Many scientists have expressed their support in favor of therapeutic cloning which could achieve successful results for the creation of whole organs or tissues specifically among patients who cannot receive organ transplantation at the appropriate time but urgently require treatment. They believe that the various possible causes of organ rejection in spite of the use of immunosuppressive drugs or factors such as aging, which affects organ function can be completely nullified by this technology. Another basis for their support of reproductive cloning is attributed to the adoption of artificial reproductive techniques in producing babies in case a couple fails to do so by natural means.
However, there have been many ethical issues raised against these techniques by completely ignoring the various benefits that these procedures could have for an advent in scientific research. Most of these concerns are governed by religious beliefs and ideologies, which does not consider human cloning to be sound or safe. In many cases, human cloning has been viewed as an abuse of humanity by creating life artificially against the laws of nature. Some opposition has been directed towards the possibility that cloned individuals could not be socially accepted.
It is true that human cloning or cloning of organs could pose a few threats to the society. In my opinion, the biggest threat to human cloning lies in restricting our own evolution by preventing any genetic variations to be introduced, since we are bent towards creating individuals with the same genetic identity as us. Secondly, the possibility of illicit cloning of an individual by using certain basic biological materials such as hair, nails etc. could be a serious threat to our identity. This could further be related to the creation of a doppelganger whose intentions may not be correct.
Similarly, other than the wide applications of therapeutic and reproductive cloning, human cloning could be implemented in many such procedures which may not have been possible in nature ideally. To begin with, the idea of achieving immortality can be substantiated. By creating your own copy, you could live through several generations altogether. Next, the possibility of reviving a dead person who might have had an untimely death due to an accident or clinical condition could be brought back to life by creating his clone. Also, introducing improved characters could help generate a living human with the desired traits. By studying your clone, personality studies can be undertaken better to analyze the differences between the effect of social environment on you and your genetic copy.

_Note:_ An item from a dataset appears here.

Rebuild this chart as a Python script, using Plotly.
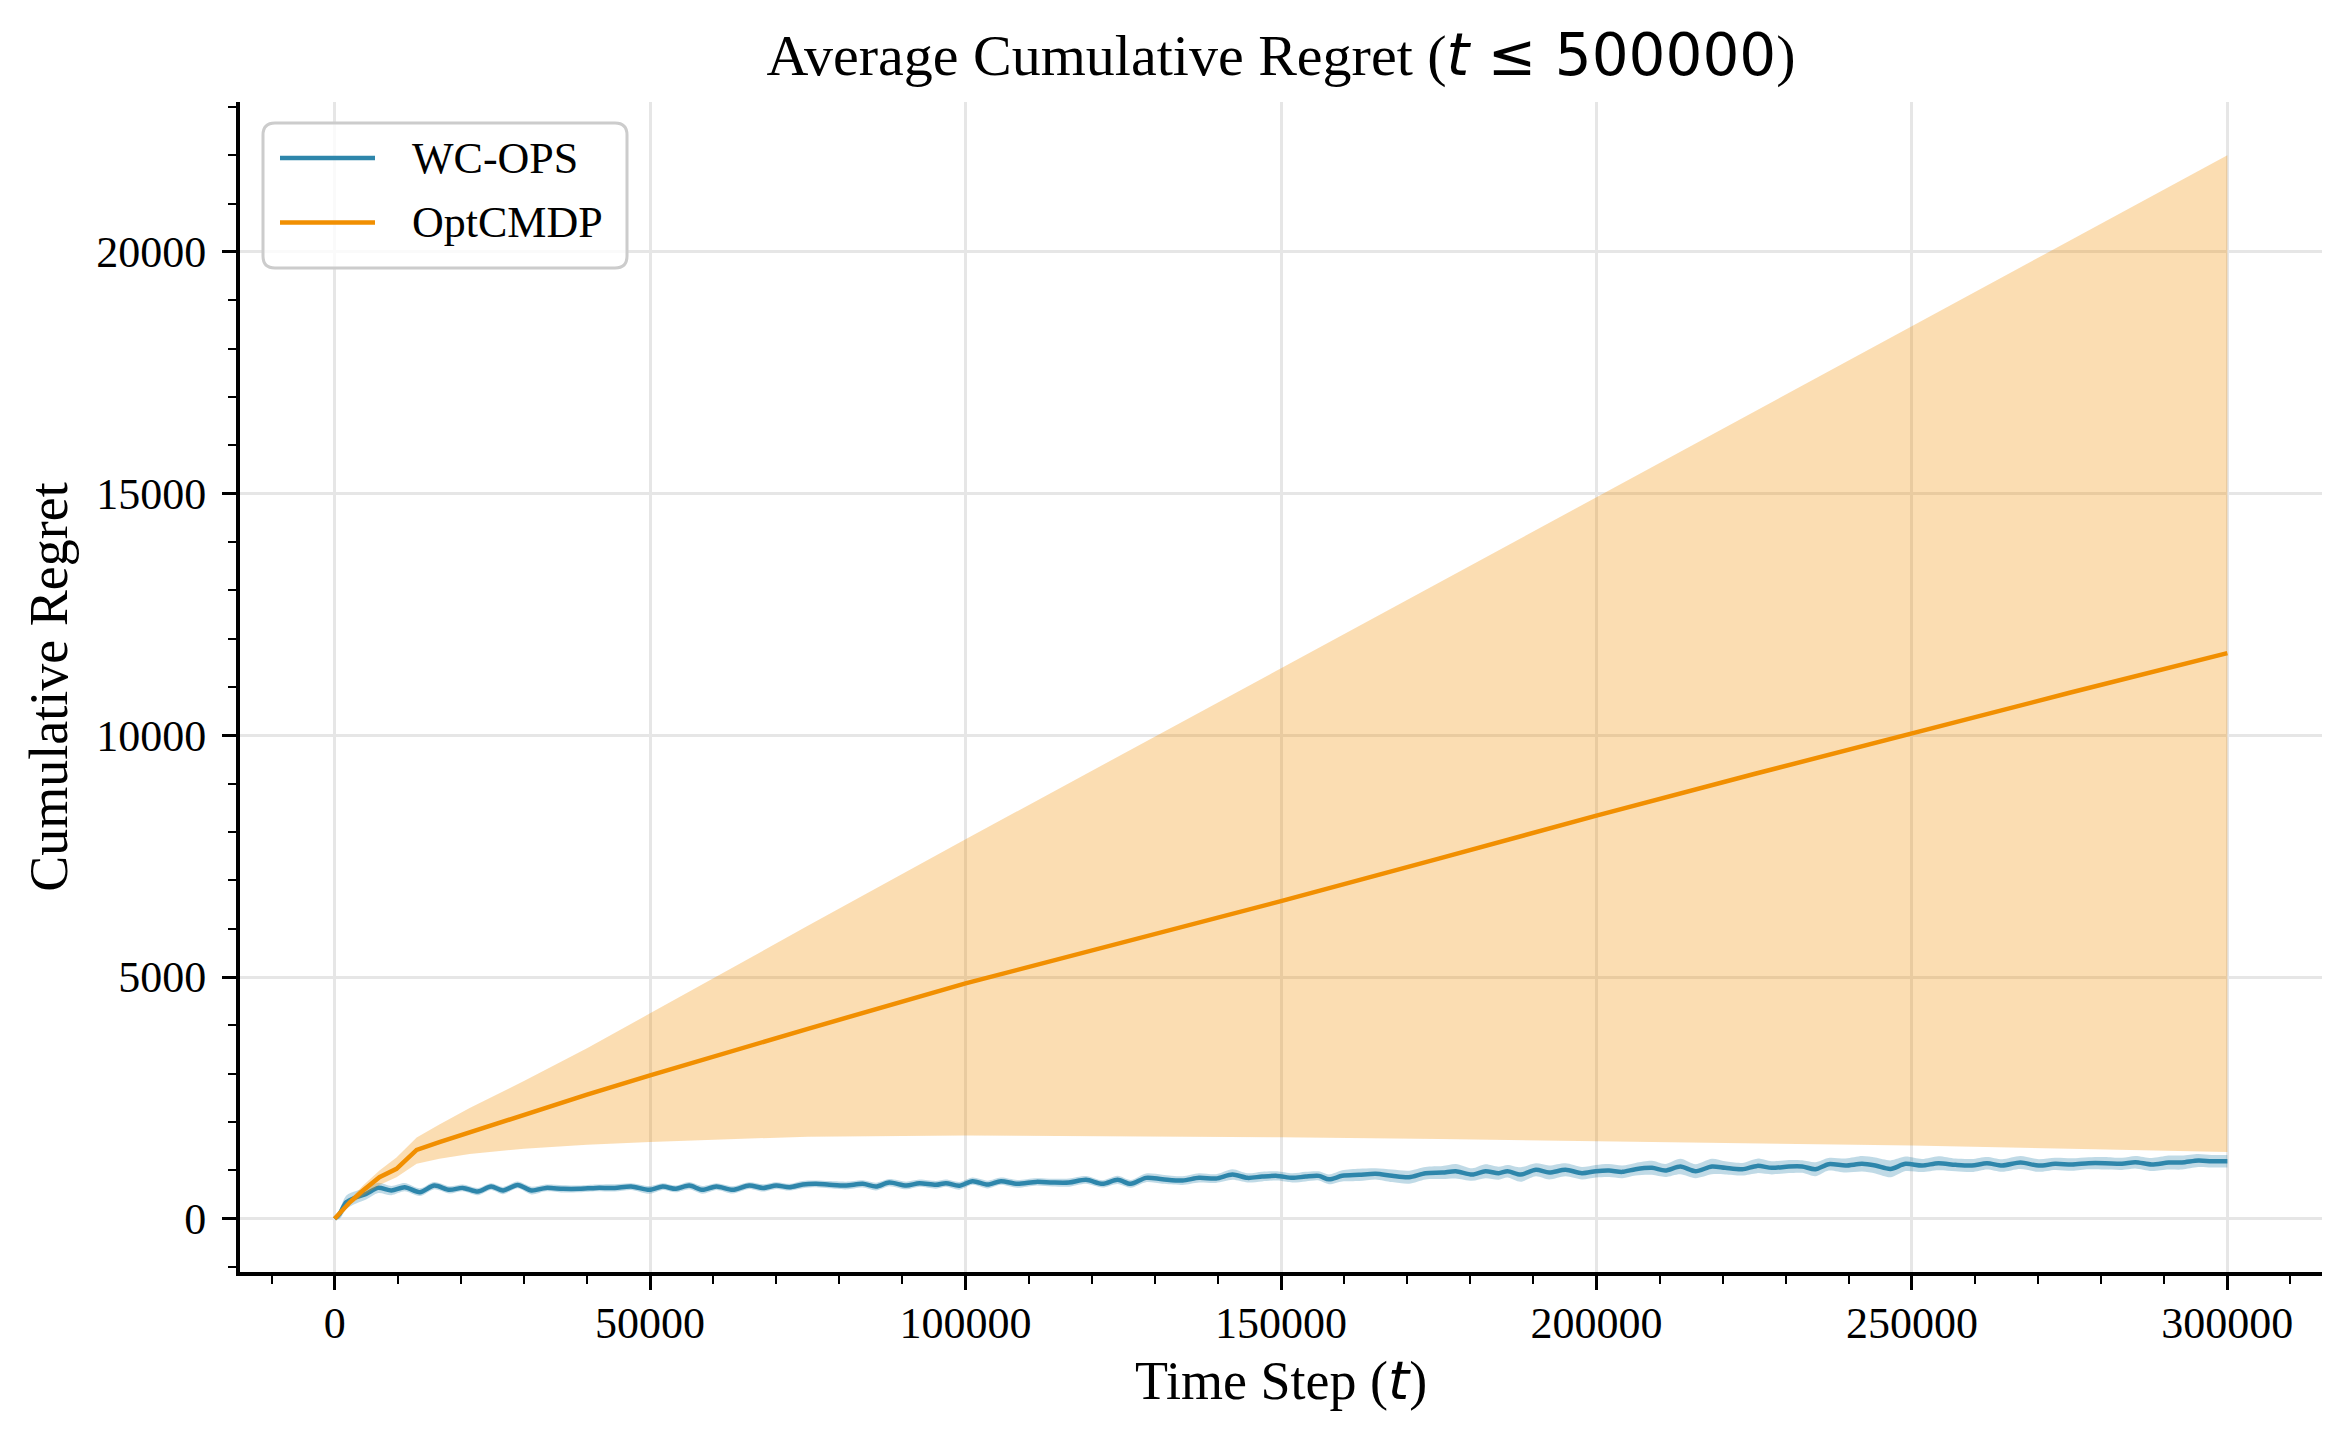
import plotly.graph_objects as go

# ---------------- data ----------------
wc_t = [0, 800, 1850, 3400, 5000, 6900, 9000, 11100, 13500, 15800,
        18200, 20300, 22700, 24800, 26700, 29000, 31200, 33500, 36200, 38800,
        41500, 44400, 47000, 49900, 52000, 54100, 56200, 58300, 60500, 63100,
        65700, 67900, 70000, 72100, 74200, 76300, 78400, 81100, 83700, 85800,
        87900, 90600, 92700, 95300, 96900, 99000, 101100, 103500, 105600, 108200,
        111200, 113800, 116400, 119100, 121700, 124100, 126200, 128600, 131200, 134400,
        137000, 139700, 142300, 144700, 147000, 149400, 151800, 153900, 156000, 157600,
        159700, 162400, 165000, 167600, 170300, 172900, 175600, 177700, 180300, 182400,
        184500, 185900, 188000, 190400, 192500, 195100, 197700, 199900, 202000, 204100,
        206200, 208800, 210900, 213300, 215700, 218300, 220400, 223100, 225500, 227800,
        230500, 232600, 234700, 236800, 239500, 242100, 244200, 246600, 249000, 251600,
        254200, 256900, 259500, 261900, 264300, 267200, 270100, 272700, 275400, 278000,
        280600, 283300, 285400, 288000, 290700, 292800, 295400, 297500, 300000]
wc_mean = [0, 103, 343, 447, 517, 640, 585, 654, 550, 688,
           599, 640, 564, 667, 585, 702, 585, 640, 620, 620,
           640, 640, 667, 599, 667, 620, 688, 599, 667, 599,
           688, 640, 688, 654, 709, 723, 706, 689, 723, 668,
           750, 689, 737, 703, 737, 682, 778, 709, 778, 723,
           764, 750, 750, 806, 723, 806, 723, 847, 819, 792,
           847, 833, 916, 847, 874, 888, 847, 874, 888, 816,
           889, 909, 930, 889, 861, 944, 957, 985, 916, 985,
           944, 985, 916, 1013, 957, 1013, 944, 985, 999, 971,
           1026, 1054, 999, 1081, 985, 1081, 1054, 1026, 1095, 1054,
           1081, 1081, 1026, 1130, 1102, 1137, 1102, 1033, 1137, 1102,
           1150, 1116, 1102, 1150, 1102, 1164, 1102, 1137, 1123, 1150,
           1150, 1137, 1171, 1123, 1164, 1164, 1205, 1191, 1191]
wc_std = [0, 100, 140, 130, 115, 105, 95, 85, 80, 75,
          75, 70, 75, 70, 75, 70, 80, 70, 75, 70,
          70, 75, 70, 80, 70, 70, 75, 80, 70, 75,
          70, 75, 70, 70, 75, 70, 75, 80, 75, 80,
          75, 80, 75, 80, 75, 80, 75, 80, 75, 80,
          75, 80, 85, 80, 75, 85, 80, 90, 95, 90,
          95, 90, 110, 95, 100, 95, 95, 100, 95, 100,
          115, 125, 115, 130, 135, 130, 135, 150, 130, 145,
          135, 130, 150, 135, 145, 135, 130, 130, 135, 130,
          130, 145, 135, 160, 145, 160, 135, 130, 150, 135,
          135, 130, 145, 130, 145, 160, 165, 175, 150, 135,
          145, 130, 135, 130, 130, 135, 130, 125, 130, 125,
          130, 125, 130, 135, 145, 145, 135, 130, 130]

opt_t = [0, 1300, 2400, 4500, 7100, 9800, 13000, 16600, 21400, 30000, 40000,
         50000, 75000, 100000, 125000, 150000, 175000, 200000, 225000, 250000,
         275000, 300000]
opt_mean = [0, 172, 343, 585, 860, 1033, 1426, 1584, 1790, 2160, 2570,
            2965, 3930, 4870, 5720, 6570, 7450, 8340, 9200, 10050, 10880, 11700]
opt_upper = [0, 220, 400, 690, 1000, 1270, 1680, 1950, 2290, 2850, 3530,
             4250, 6060, 7850, 9620, 11390, 13160, 14930, 16700, 18460, 20230, 22000]
opt_lower = [0, 130, 290, 480, 700, 860, 1140, 1240, 1340, 1450, 1530,
             1590, 1700, 1725, 1710, 1685, 1650, 1605, 1575, 1515, 1450, 1380]

x_ticks = [0, 50000, 100000, 150000, 200000, 250000, 300000]
y_ticks = [0, 5000, 10000, 15000, 20000]
series_names = ["WC-OPS", "OptCMDP"]

# ---------------- styling ----------------
BLUE = "#2E86AB"
ORANGE = "#F18F01"
BLUE_FILL = "rgba(46,134,171,0.3)"
ORANGE_FILL = "rgba(241,143,1,0.3)"
SERIF = "Liberation Serif"
MATH = "DejaVu Sans"

# page is 2352x1446; the HTML body has an 8px default margin
OFF = 8
W, H = 2352 - 2 * OFF, 1446 - 2 * OFF
ML, MT = 240 - OFF, 102 - OFF
MR = W + OFF - 2322
MB = H + OFF - 1272
PW, PH = W - ML - MR, H - MT - MB

wc_up = [m + s for m, s in zip(wc_mean, wc_std)]
wc_lo = [m - s for m, s in zip(wc_mean, wc_std)]

fig = go.Figure()
fig.add_trace(go.Scatter(x=wc_t, y=wc_up, mode="lines",
                         line=dict(width=0, shape="spline", smoothing=0.8),
                         showlegend=False, hoverinfo="skip"))
fig.add_trace(go.Scatter(x=wc_t, y=wc_lo, mode="lines",
                         line=dict(width=0, shape="spline", smoothing=0.8),
                         fill="tonexty", fillcolor=BLUE_FILL,
                         showlegend=False, hoverinfo="skip"))
fig.add_trace(go.Scatter(x=wc_t, y=wc_mean, mode="lines", name=series_names[0],
                         line=dict(color=BLUE, width=4.5, shape="spline", smoothing=0.8)))
fig.add_trace(go.Scatter(x=opt_t, y=opt_upper, mode="lines", line=dict(width=0),
                         showlegend=False, hoverinfo="skip"))
fig.add_trace(go.Scatter(x=opt_t, y=opt_lower, mode="lines", line=dict(width=0),
                         fill="tonexty", fillcolor=ORANGE_FILL,
                         showlegend=False, hoverinfo="skip"))
fig.add_trace(go.Scatter(x=opt_t, y=opt_mean, mode="lines", name=series_names[1],
                         line=dict(color=ORANGE, width=4.5)))

# ---------------- custom legend (matplotlib-like) ----------------
def px_x(p):  # page pixel -> paper x
    return (p - 240) / PW

def px_y(p):  # page pixel -> paper y
    return 1 - (p - 102) / PH

bx0, bx1, by0, by1 = px_x(263), px_x(627), px_y(123), px_y(268)
rx, ry = 12 / PW, 12 / PH
path = (f"M {bx0+rx},{by0} L {bx1-rx},{by0} Q {bx1},{by0} {bx1},{by0-ry} "
        f"L {bx1},{by1+ry} Q {bx1},{by1} {bx1-rx},{by1} "
        f"L {bx0+rx},{by1} Q {bx0},{by1} {bx0},{by1+ry} "
        f"L {bx0},{by0-ry} Q {bx0},{by0} {bx0+rx},{by0} Z")
shapes = [dict(type="path", xref="paper", yref="paper", path=path,
               line=dict(color="#cccccc", width=3),
               fillcolor="rgba(255,255,255,0.8)", layer="above")]
annotations = []
for i, (name, col) in enumerate(zip(series_names, [BLUE, ORANGE])):
    yy = px_y(158 + i * 64.5)
    shapes.append(dict(type="line", xref="paper", yref="paper",
                       x0=px_x(280), x1=px_x(375), y0=yy, y1=yy,
                       line=dict(color=col, width=4.5), layer="above"))
    annotations.append(dict(text=name, xref="paper", yref="paper",
                            x=px_x(410), y=yy, xanchor="left", yanchor="middle",
                            showarrow=False, font=dict(family=SERIF, size=44, color="black")))

title_text = (f"Average Cumulative Regret (<span style=\"font-family:{MATH}\">"
              f"<i>t</i> ≤ 500000</span>)")
xtitle = f"Time Step (<span style=\"font-family:{MATH}\"><i>t</i></span>)"

fig.update_layout(
    width=W, height=H,
    margin=dict(l=ML, r=MR, t=MT, b=MB, autoexpand=False),
    paper_bgcolor="white", plot_bgcolor="white",
    font=dict(family=SERIF, size=44, color="black"),
    showlegend=False,
    title=dict(text=title_text, x=(1281 - OFF) / W, xanchor="center",
               y=1 - (55 - OFF) / H, yanchor="middle", yref="container",
               font=dict(family=SERIF, size=58, color="black")),
    shapes=shapes, annotations=annotations,
)
fig.update_xaxes(
    range=[-15000, 315000], tickvals=x_ticks, ticktext=[str(v) for v in x_ticks],
    showline=True, linecolor="black", linewidth=4, mirror=False,
    ticks="outside", ticklen=14, tickwidth=3, tickcolor="black",
    showgrid=True, gridcolor="#e6e6e6", gridwidth=3, zeroline=False,
    tickfont=dict(family=SERIF, size=44), ticklabelstandoff=-5,
    minor=dict(dtick=10000, tick0=0, ticks="outside", ticklen=8, tickwidth=2,
               tickcolor="black", showgrid=False),
    title=dict(text=xtitle, font=dict(family=SERIF, size=54), standoff=15),
    automargin=False,
)
fig.update_yaxes(
    range=[-1100, 23100], tickvals=y_ticks, ticktext=[str(v) for v in y_ticks],
    showline=True, linecolor="black", linewidth=4, mirror=False,
    ticks="outside", ticklen=14, tickwidth=3, tickcolor="black",
    showgrid=True, gridcolor="#e6e6e6", gridwidth=3, zeroline=False,
    tickfont=dict(family=SERIF, size=44), ticklabelstandoff=7,
    minor=dict(dtick=1000, tick0=0, ticks="outside", ticklen=8, tickwidth=2,
               tickcolor="black", showgrid=False),
    title=dict(text="Cumulative Regret", font=dict(family=SERIF, size=54), standoff=12),
    automargin=False,
)

fig.write_html("out.html")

Human cloning has been associated with various controversies mostly driven by secular and ethical concerns. However, the importance of this procedure in clinical research is multifaceted and these issues raised obstruct the path towards further medical advances. Even if some of the issues governing human cloning may be completely justified, those restrictions imposed on therapeutic cloning on the grounds of religion and immorality should at least be eliminated so that scientific progress is not hindered.